Al treno successivo non cambiò nulla. Albert provava la morte, la intuiva, non cessava di esigerla, ma persino il suo corpo rimaneva integro, come immune al passaggio del treno. "Sono fatto di una carta dalla quale si può passare attraverso," si disse, oppresso dall'onnipotenza di quel mistero.
E dopo lunghi insuccessi cadde svenuto. Al mattino seguente si svegliò. Era di nuovo a casa. Si trasse fuori dalle coperte, come sempre guardò il sole benevolo, come sempre fece il necessario per rendersi presentabile al mondo, e andò a lavoro con un piano ben preciso.
Esasperato da quel fattore sconosciuto che gli proibiva di mettere fine ai suoi dolori, per dispetto appiccò un incendio nell'ufficio.
"Vediamo, vediamo se adesso non mi licenziate!" gridava, ridendo tra le fiamme che inghiottivano il mondo e i colleghi.
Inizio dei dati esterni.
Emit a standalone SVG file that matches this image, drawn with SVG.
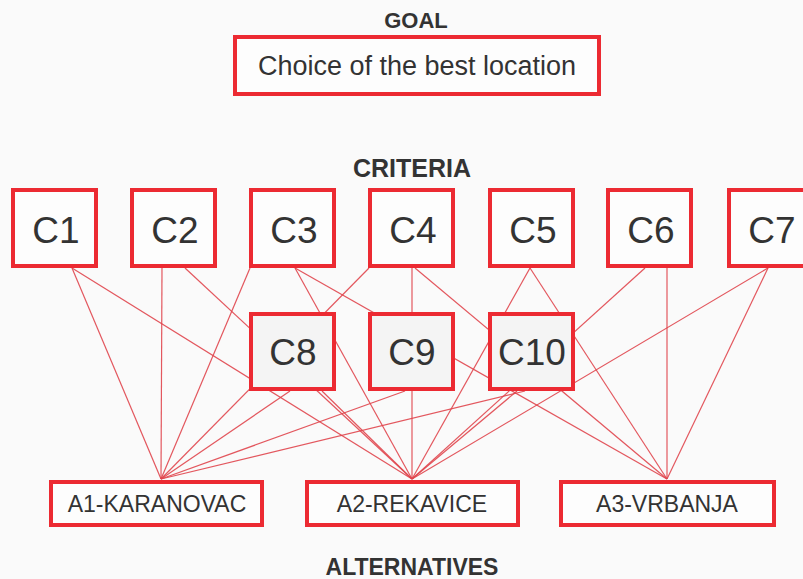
<svg xmlns="http://www.w3.org/2000/svg" width="803" height="579" viewBox="0 0 803 579">
<style>
.bg{fill:#fafafa}
.box{fill:#fdfdfd;stroke:#ec2a32;stroke-width:4}
.sub{fill:#f4f4f4;stroke:#ec2a32;stroke-width:4}
.lbl{font-family:"Liberation Sans",Arial,Helvetica,sans-serif;fill:#333;text-anchor:middle}
.big{font-size:37px}
.alt{font-size:23px}
.head{font-weight:bold}
.goal{font-size:27px}
#connectors line{stroke:#e0454d;stroke-width:1.2;stroke-opacity:0.9}
</style>
<rect class="bg" x="0" y="0" width="803" height="579"/>
<text class="lbl head" x="416" y="28" font-size="22">GOAL</text>
<text class="lbl head" x="412" y="177" font-size="25">CRITERIA</text>
<text class="lbl head" x="412" y="575" font-size="23">ALTERNATIVES</text>
<g id="connectors">
<line x1="72" y1="268" x2="161" y2="479"/>
<line x1="72" y1="268" x2="412" y2="479"/>
<line x1="162" y1="268" x2="161" y2="479"/>
<line x1="185" y1="268" x2="412" y2="479"/>
<line x1="250" y1="268" x2="161" y2="479"/>
<line x1="295" y1="268" x2="412" y2="479"/>
<line x1="295" y1="268" x2="667" y2="479"/>
<line x1="369" y1="268" x2="161" y2="479"/>
<line x1="412" y1="268" x2="412" y2="479"/>
<line x1="415" y1="268" x2="667" y2="479"/>
<line x1="530" y1="268" x2="412" y2="479"/>
<line x1="530" y1="268" x2="667" y2="479"/>
<line x1="645" y1="268" x2="412" y2="479"/>
<line x1="667" y1="268" x2="667" y2="479"/>
<line x1="768" y1="268" x2="412" y2="479"/>
<line x1="768" y1="268" x2="667" y2="479"/>
<line x1="290" y1="391" x2="161" y2="479"/>
<line x1="322" y1="391" x2="412" y2="479"/>
<line x1="405" y1="391" x2="161" y2="479"/>
<line x1="525" y1="391" x2="161" y2="479"/>
<line x1="517" y1="391" x2="412" y2="479"/>
</g>
<g id="goal"><rect class="box" x="235" y="37" width="364" height="57"/><text class="lbl goal" x="417" y="75">Choice of the best location</text></g>
<g id="c1"><rect class="box" x="13" y="190" width="83" height="76"/><text class="lbl big" x="56" y="243">C1</text></g>
<g id="c2"><rect class="box" x="132" y="190" width="83" height="76"/><text class="lbl big" x="175" y="243">C2</text></g>
<g id="c3"><rect class="box" x="251" y="190" width="83" height="76"/><text class="lbl big" x="294" y="243">C3</text></g>
<g id="c4"><rect class="box" x="370" y="190" width="83" height="76"/><text class="lbl big" x="413" y="243">C4</text></g>
<g id="c5"><rect class="box" x="490" y="190" width="83" height="76"/><text class="lbl big" x="533" y="243">C5</text></g>
<g id="c6"><rect class="box" x="608" y="190" width="83" height="76"/><text class="lbl big" x="651" y="243">C6</text></g>
<g id="c7"><rect class="box" x="729" y="190" width="83" height="76"/><text class="lbl big" x="772" y="243">C7</text></g>
<g id="c8"><rect class="sub" x="251" y="314" width="83" height="75"/><text class="lbl big" x="293" y="365">C8</text></g>
<g id="c9"><rect class="sub" x="370" y="314" width="83" height="75"/><text class="lbl big" x="412" y="365">C9</text></g>
<g id="c10"><rect class="sub" x="490" y="314" width="83" height="75"/><text class="lbl big" x="532" y="365">C10</text></g>
<g id="a1"><rect class="box" x="51" y="482" width="211" height="43"/><text class="lbl alt" x="157" y="512">A1-KARANOVAC</text></g>
<g id="a2"><rect class="box" x="307" y="482" width="211" height="43"/><text class="lbl alt" x="412" y="512">A2-REKAVICE</text></g>
<g id="a3"><rect class="box" x="561" y="482" width="213" height="43"/><text class="lbl alt" x="667" y="512">A3-VRBANJA</text></g>
</svg>
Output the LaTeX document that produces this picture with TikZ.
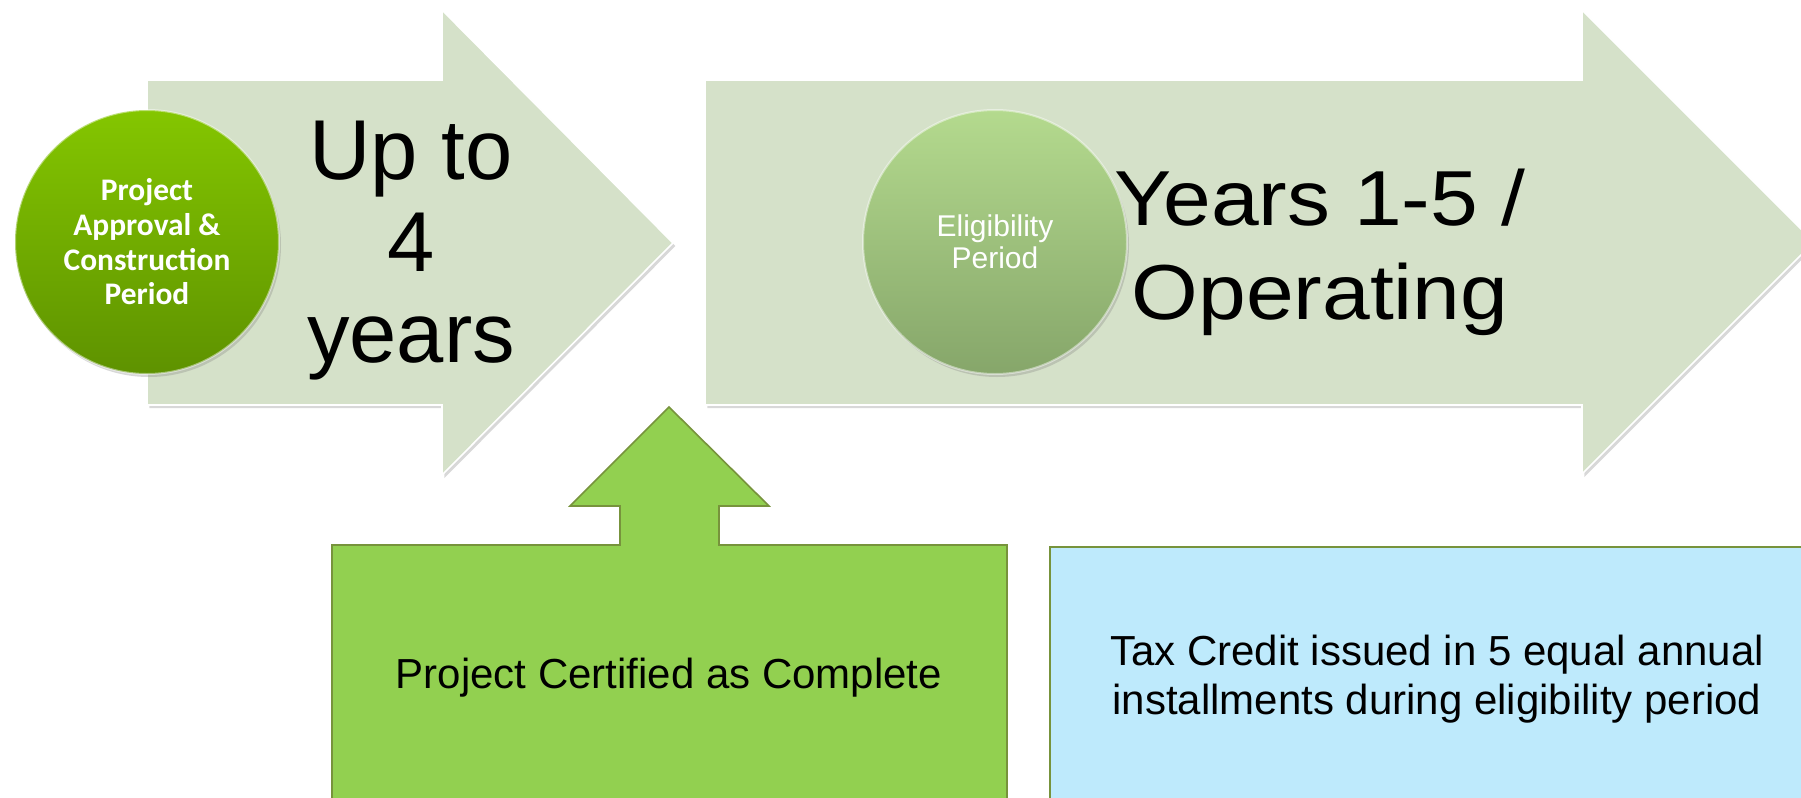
\documentclass[tikz,border=0pt]{standalone}
\usepackage{fontspec}
\setmainfont{Liberation Sans}
\newfontfamily\carlito{Carlito}
\newfontfamily\widesans[FakeStretch=1.1]{Liberation Sans}
\usetikzlibrary{shadows}

\definecolor{arrowfill}{RGB}{213,225,201}
\definecolor{okgreen}{RGB}{146,208,80}
\definecolor{okline}{RGB}{119,147,60}
\definecolor{taxblue}{RGB}{190,234,252}
\definecolor{limetop}{RGB}{132,198,0}
\definecolor{limebot}{RGB}{94,146,0}
\definecolor{sagetop}{RGB}{180,218,142}
\definecolor{sagebot}{RGB}{134,166,106}

\begin{document}
\begin{tikzpicture}[x=0.5pt,y=-0.5pt]
\tikzstyle{every node}+=[inner sep=0pt, outer sep=0pt]
\tikzstyle{bigarrow}=[fill=arrowfill, draw=white, line width=0.8pt,
  drop shadow={shadow xshift=1.2pt, shadow yshift=-1.5pt, opacity=0.3}]
\tikzstyle{ball}=[circle, minimum size=132pt, text=white, align=center,
  draw=white, draw opacity=0.45, line width=1pt,
  drop shadow={shadow xshift=1pt, shadow yshift=-1.5pt, opacity=0.3}]
\tikzstyle{bigtext}=[align=center, text=black]
\tikzstyle{boxtext}=[align=center, text=black, font=\fontsize{21}{24.5}\selectfont]
\useasboundingbox (0,0) rectangle (1801,798);
\fill[white] (0,0) rectangle (1801,798);
\draw [bigarrow] (147,80) -- (442,80) -- (442,10) -- (673,243) -- (442,475) -- (442,405) -- (147,405) -- cycle;
\draw [bigarrow] (705,80) -- (1582,80) -- (1582,10) -- (1814,242) -- (1582,474) -- (1582,405) -- (705,405) -- cycle;
\node [ball, top color=limetop, bottom color=limebot, font=\carlito\bfseries\fontsize{15.7}{17.35}\selectfont] (approval) at (147,242) {Project\\Approval \&\\Construction\\Period};
\node [ball, top color=sagetop, bottom color=sagebot, font=\fontsize{15}{16}\selectfont] (eligible) at (995,242) {Eligibility\\Period};
\node [bigtext, font=\fontsize{42.5}{45.75}\selectfont] (upto) at (411,251) {Up to\\4\\years};
\node [bigtext, font=\widesans\fontsize{39}{47}\selectfont] (operating) at (1320,252) {Years 1-5 /\\Operating};
\draw [fill=okgreen, draw=okline, line width=0.8pt] (332,545) -- (620,545) -- (620,506) -- (570,506) -- (669,407) -- (769,506) -- (719,506) -- (719,545) -- (1007,545) -- (1007,802) -- (332,802) -- cycle;
\node [boxtext, anchor=base] (certified) at (669,688) {Project Certified as Complete};
\draw [fill=taxblue, draw=okline, line width=0.8pt] (1050,547) rectangle (1830,802);
\node [boxtext] (taxcredit) at (1437,679.5) {Tax Credit issued in 5 equal annual\\installments during eligibility period};
\end{tikzpicture}
\end{document}
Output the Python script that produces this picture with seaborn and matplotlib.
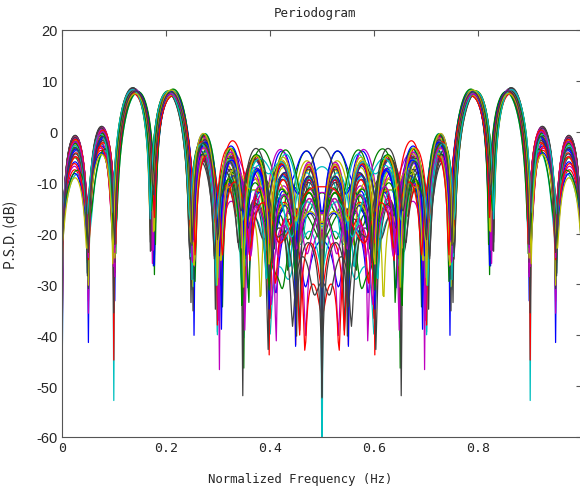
import numpy as np
import pandas as pd
import matplotlib
matplotlib.use("Agg")
import matplotlib.pyplot as plt
import seaborn as sns

# -----------------------------------
# DATA
# -----------------------------------

# two main tones of the record (normalized frequency, amplitude)
n_samples = 20
tone_freqs = [0.15, 0.20]
tone_amps = [1.01, 1.01]
tone_phase_step = 0.05 * np.pi

# one record per curve: small detuning of the tones, their common phase
# and a weak extra tone
detune_1 = [0.002, -0.003, 0.004, -0.001, 0.003, -0.004, 0.001, -0.002,
            0.005, -0.003, 0.000, 0.002, -0.005, 0.003, -0.002, 0.004,
            -0.001, 0.001, -0.004, 0.002, -0.003, 0.005, -0.002, 0.000,
            0.003, -0.004, 0.001, -0.001, 0.004, -0.005, 0.002, -0.002,
            0.003, -0.003, 0.001, -0.002, 0.003, -0.004, 0.001, 0.000,
            0.004, -0.003, 0.002, -0.001, 0.005, -0.005, 0.002, -0.002,
            0.001]
detune_2 = [0.003, -0.003, 0.003, 0.000, 0.003, -0.005, 0.001, -0.001,
            0.004, -0.002, -0.001, 0.002, -0.004, 0.002, -0.002, 0.005,
            0.000, 0.001, -0.003, 0.003, -0.003, 0.004, -0.001, -0.001,
            0.003, -0.003, 0.000, -0.001, 0.005, -0.004, 0.001, -0.002,
            0.004, -0.003, 0.002, -0.002, 0.004, -0.004, 0.000, 0.001,
            0.003, -0.003, 0.003, -0.002, 0.004, -0.004, 0.001, -0.001,
            0.001]
curve_phase = [2.0, 1.3, 2.6, 5.2, 4.5, 1.8, 5.7, 2.9, 4.8, 1.1, 2.3, 5.0,
               6.0, 1.6, 4.3, 2.1, 5.4, 2.7, 1.4, 5.9, 2.4, 4.6, 1.9, 5.3,
               3.0, 1.2, 4.9, 2.2, 5.6, 1.7, 4.2, 2.5, 5.1, 1.5, 2.8, 1.0,
               2.9, 4.4, 5.8, 2.2, 1.6, 5.5, 2.6, 4.7, 1.9, 6.1, 2.4, 4.1,
               1.3]
extra_freq = [0.31, 0.44, 0.37, 0.48, 0.34, 0.41, 0.29, 0.46, 0.39, 0.33,
              0.43, 0.36, 0.47, 0.30, 0.42, 0.38, 0.45, 0.32, 0.40, 0.35,
              0.49, 0.28, 0.43, 0.37, 0.46, 0.33, 0.41, 0.30, 0.44, 0.39,
              0.35, 0.47, 0.32, 0.42, 0.38, 0.36, 0.45, 0.29, 0.41, 0.48,
              0.34, 0.38, 0.43, 0.31, 0.47, 0.40, 0.33, 0.44, 0.37]
extra_amp = [0.08, 0.18, 0.06, 0.13, 0.14, 0.05, 0.10, 0.20, 0.07, 0.12,
             0.06, 0.17, 0.10, 0.07, 0.14, 0.19, 0.05, 0.11, 0.17, 0.08,
             0.15, 0.08, 0.06, 0.18, 0.13, 0.07, 0.16, 0.10, 0.06, 0.14,
             0.16, 0.09, 0.11, 0.07, 0.17, 0.10, 0.15, 0.06, 0.19, 0.08,
             0.12, 0.17, 0.05, 0.11, 0.09, 0.16, 0.10, 0.07, 0.14]
extra_phase = [0.4, 2.1, 4.8, 1.3, 3.6, 5.5, 0.9, 2.8, 4.2, 1.7, 3.1, 5.9,
               0.2, 2.5, 4.5, 1.0, 3.9, 5.2, 0.7, 2.3, 4.0, 1.5, 3.3, 5.7,
               0.5, 2.7, 4.6, 1.9, 3.5, 6.0, 1.1, 2.9, 4.3, 0.3, 5.0, 3.0,
               0.6, 5.3, 2.0, 4.4, 1.2, 3.8, 5.6, 0.1, 2.6, 4.9, 1.6, 3.4,
               5.8]

x_ticks = [0, 0.2, 0.4, 0.6, 0.8, 1]
x_tick_labels = ["0", "0.2", "0.4", "0.6", "0.8", "1"]
y_ticks = [-60, -50, -40, -30, -20, -10, 0, 10, 20]

# MATLAB style line colours
line_colors = ["#0000ff", "#008000", "#ff0000", "#00bfbf",
               "#bf00bf", "#bfbf00", "#404040"]


def periodogram_db(signal, freqs):
    n = np.arange(len(signal))
    spec = np.exp(-2j * np.pi * np.outer(freqs, n)) @ signal
    return 10 * np.log10(np.abs(spec) ** 2 / len(signal) + 1e-12)


def main():
    freqs = np.linspace(0, 1, 513)
    n = np.arange(n_samples)

    frames = []
    for k in range(len(curve_phase)):
        detune = [detune_1[k], detune_2[k]]
        sig = np.zeros(n_samples)
        for j, (f, a) in enumerate(zip(tone_freqs, tone_amps)):
            sig += a * np.cos(2 * np.pi * (f + detune[j]) * n
                              + curve_phase[k] + j * tone_phase_step)
        sig += extra_amp[k] * np.cos(2 * np.pi * extra_freq[k] * n + extra_phase[k])
        frames.append(pd.DataFrame({
            "freq": freqs,
            "psd": periodogram_db(sig, freqs),
            "curve": k
        }))
    df = pd.concat(frames, ignore_index=True)

    sns.set_style("white")

    fig = plt.figure(figsize=(5.8, 4.89), dpi=100)
    ax = fig.add_axes([62 / 580, 51 / 489, 520 / 580, 407 / 489])

    palette = [line_colors[k % len(line_colors)] for k in range(len(curve_phase))]
    sns.lineplot(
        data=df, x="freq", y="psd", hue="curve",
        palette=palette, legend=False, linewidth=0.9,
        estimator=None, errorbar=None, ax=ax
    )

    ax.set_xlim(0, 1)
    ax.set_ylim(-60, 20)
    ax.set_xticks(x_ticks)
    ax.set_xticklabels(x_tick_labels, family="DejaVu Sans Mono", fontsize=9.5)
    ax.set_yticks(y_ticks)
    ax.set_yticklabels([str(v) for v in y_ticks], family="Liberation Sans", fontsize=10.5)
    ax.tick_params(direction="in", top=True, right=True, length=4,
                   color="#555555", pad=3)
    for side in ax.spines.values():
        side.set_color("#555555")
        side.set_linewidth(0.8)

    ax.set_title("Periodogram", family="DejaVu Sans Mono", fontsize=9,
                 x=0.487, pad=10)
    ax.set_xlabel("Normalized Frequency (Hz)", family="DejaVu Sans Mono",
                  fontsize=8.8)
    ax.xaxis.set_label_coords(0.458, -0.085)
    ax.set_ylabel("P.S.D. (dB)", family="Noto Sans CJK JP", fontsize=10)
    ax.yaxis.set_label_coords(-0.085, 0.5)

    fig.savefig("out.png", dpi=100)


if __name__ == "__main__":
    main()
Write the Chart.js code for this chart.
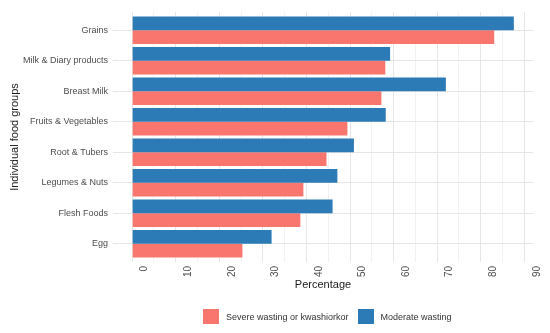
<!DOCTYPE html>
<html>
<head>
<meta charset="utf-8">
<script src="https://cdn.jsdelivr.net/npm/chart.js@4"></script>
<style>
  html, body { margin: 0; padding: 0; background: #fff; }
  #wrap { position: relative; width: 550px; height: 333px; }
  #legend { position: absolute; left: 203px; top: 309px; display: flex; align-items: center;
            font-family: "Liberation Sans", Arial, sans-serif; font-size: 9px; color: #333; }
  .item { display: flex; align-items: center; margin-right: 9px; }
  .sw { width: 16px; height: 15px; margin-right: 7px; }
</style>
</head>
<body>
<div id="wrap">
  <canvas id="c" width="550" height="333"></canvas>
  <div id="legend"></div>
</div>
<script>
const categories = ["Grains", "Milk & Diary products", "Breast Milk", "Fruits & Vegetables",
                    "Root & Tubers", "Legumes & Nuts", "Flesh Foods", "Egg"];
const severeWasting = [83.1, 58.1, 57.2, 49.4, 44.6, 39.3, 38.6, 25.3];
const moderateWasting = [87.6, 59.2, 72.0, 58.2, 50.9, 47.1, 46.0, 32.0];
const xTickValues = [0, 5, 10, 15, 20, 25, 30, 35, 40, 45, 50, 55, 60, 65, 70, 75, 80, 85, 90];
const seriesNames = ["Severe wasting or kwashiorkor", "Moderate wasting"];
const colors = { severe: "#f8766d", moderate: "#2c7bb6" };

const toPoints = arr => arr.map((v, i) => ({ x: v, y: i }));

new Chart(document.getElementById("c"), {
  type: "bar",
  data: {
    datasets: [
      { label: seriesNames[1], data: toPoints(moderateWasting), backgroundColor: colors.moderate,
        categoryPercentage: 0.9, barPercentage: 1.0, borderWidth: 0 },
      { label: seriesNames[0], data: toPoints(severeWasting), backgroundColor: colors.severe,
        categoryPercentage: 0.9, barPercentage: 1.0, borderWidth: 0 }
    ]
  },
  options: {
    indexAxis: "y",
    responsive: false,
    animation: false,
    layout: { padding: { top: 12, right: 17, bottom: 41, left: 0 } },
    plugins: { legend: { display: false }, tooltip: { enabled: false } },
    scales: {
      x: {
        type: "linear",
        min: -4.4, max: 92,
        offset: false,
        afterBuildTicks: s => { s.ticks = xTickValues.map(v => ({ value: v })); },
        afterFit: s => { s.height = 30; },
        grid: {
          offset: false,
          drawTicks: false,
          color: ctx => (ctx.tick && ctx.tick.value % 10 === 0) ? "#e6e6e6" : "#f2f2f2",
          lineWidth: 1
        },
        border: { display: false },
        ticks: {
          autoSkip: false,
          minRotation: 90, maxRotation: 90,
          padding: 4,
          labelOffset: 12.5,
          color: "#4d4d4d",
          font: { family: "Liberation Sans", size: 10 },
          callback: v => (v % 10 === 0 ? String(v) : "")
        },
        title: {
          display: true, text: "Percentage", color: "#1a1a1a",
          font: { family: "Liberation Sans", size: 11 },
          padding: { top: 0, bottom: 0 }
        }
      },
      y: {
        type: "linear",
        min: -0.6, max: 7.6,
        reverse: true,
        offset: false,
        afterBuildTicks: s => { s.ticks = categories.map((c, i) => ({ value: i })); },
        afterFit: s => { s.width = 113; },
        grid: { offset: false, drawTicks: false, color: "#e6e6e6", lineWidth: 1 },
        border: { display: false },
        ticks: {
          autoSkip: false,
          padding: 5,
          color: "#4d4d4d",
          font: { family: "Liberation Sans", size: 9 },
          callback: v => categories[v]
        },
        title: {
          display: true, text: "Individual food groups", color: "#1a1a1a",
          font: { family: "Liberation Sans", size: 11 },
          padding: { top: 8.4, bottom: 0 }
        }
      }
    }
  }
});

const legend = document.getElementById("legend");
[[seriesNames[0], colors.severe], [seriesNames[1], colors.moderate]].forEach(([name, col]) => {
  const it = document.createElement("div");
  it.className = "item";
  const sw = document.createElement("div");
  sw.className = "sw";
  sw.style.background = col;
  const tx = document.createElement("span");
  tx.textContent = name;
  it.appendChild(sw); it.appendChild(tx);
  legend.appendChild(it);
});
</script>
</body>
</html>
Il fuoco si sprigionava intorno, pire umane correvano ovunque, gettandosi e rotolandosi al suolo.
Aveva bloccato tutte le uscite, era deciso a immolarsi nella speranza di morire. Vomitò l'anima quando vide che i colleghi, sebbene avvolti nelle fiamme, non urlavano dalla disperazione, bensì ridevano inebriati d'una felicità insensata.
Alcuni, fermi sul posto, in piedi sulle scrivanie, lo plaudivano sganasciandosi dalle risa. Danzavano simili a fuochi fatui. Odore dolciastro di carne si spandeva nell'aria insieme al fischio inesorabile del treno.
"Perché!?" imprecò Albert, che voleva vederli contorcersi dal dolore, accomunati a lui dalla sofferenza.
Non si sorprese quando di colpo si ritrovò fuori dalla stanza. Era sulla strada di fronte al palazzo degli uffici impiegatizi. Osservava le fiamme divampare dalle finestre dei piani più alti, tra dense colonne di fumo. Alcune sagome si lanciavano nel vuoto e si abbattevano al suolo come stelle cadenti.
La morte li aveva presi, una morte felice, ed Albert provava nei loro confronti un'invidia più insidiosa delle altre, poiché sconosciuta.
Un uomo lo avvicinò, osservando quello spettacolo di rivolta e distruzione.
Era vestito in giacca e cravatta, grigio ed immobile nella sua eleganza sfarzosa. Un monocolo gli brillava all'occhio sinistro. Disse, atono, stringendo la mano ad Albert: "Lei quest'oggi ha ottenuto promozione. Signor Albert, lei appena effettuato svolta nella sua vita: WhitePlus Inc. le impone contratto tempo indeterminato come Operatore Incendiario, impossibilità licenziamento, ottima paga."
E rovistandosi nelle tasche ne trasse un lungo contratto che Albert, con suo tenue stupore, sembrava aver firmato qualche anno prima. Siccome si toccava la testa, e un nuovo treno sicuramente incombeva, il funzionario aziendale gli diede una pastiglia contro il dolore. "Duole, lei, vero?" chiese non curante, "Passerà lei."
Passò difatti. Quando Albert il giorno dopo si alzò di nuovo nello stesso letto di sempre, non si stupì per nulla: ogni mattina tornò ad alzarsi puntuale. Andava in un nuovo ufficio uguale a quello precedente, e vi dava fuoco con calma e incoscienza. Veniva pagato a percentuale: più decessi causava, maggiore era l'incasso.
Nel suo settore divenne un'artista: appiccava incendi alla moda, d'un certo spessore. I pompieri gli fornivano l'occorrente. La polizia si congratulava, poiché sapeva con quale passiva dedizione egli si cimentasse nel mestiere.
I dipendenti degli uffici lo attendevano gioiosi, scattanti all'idea di bruciare per mano dell'innovatore del dolo.
Albert li guardava prendere fuoco come fogli di carta, perdersi nella cenere, andare verso la morte, felici; ma era tornato all'inconscienza: non sapeva più di provare invidia, non sapeva più di provare dolore.
C'erano tantissimi uffici da bruciare, il lavoro non gli mancava, e sebbene non ne fosse consapevole, negli anni perse ogni speranza ma non perciò divenne un uomo disperato.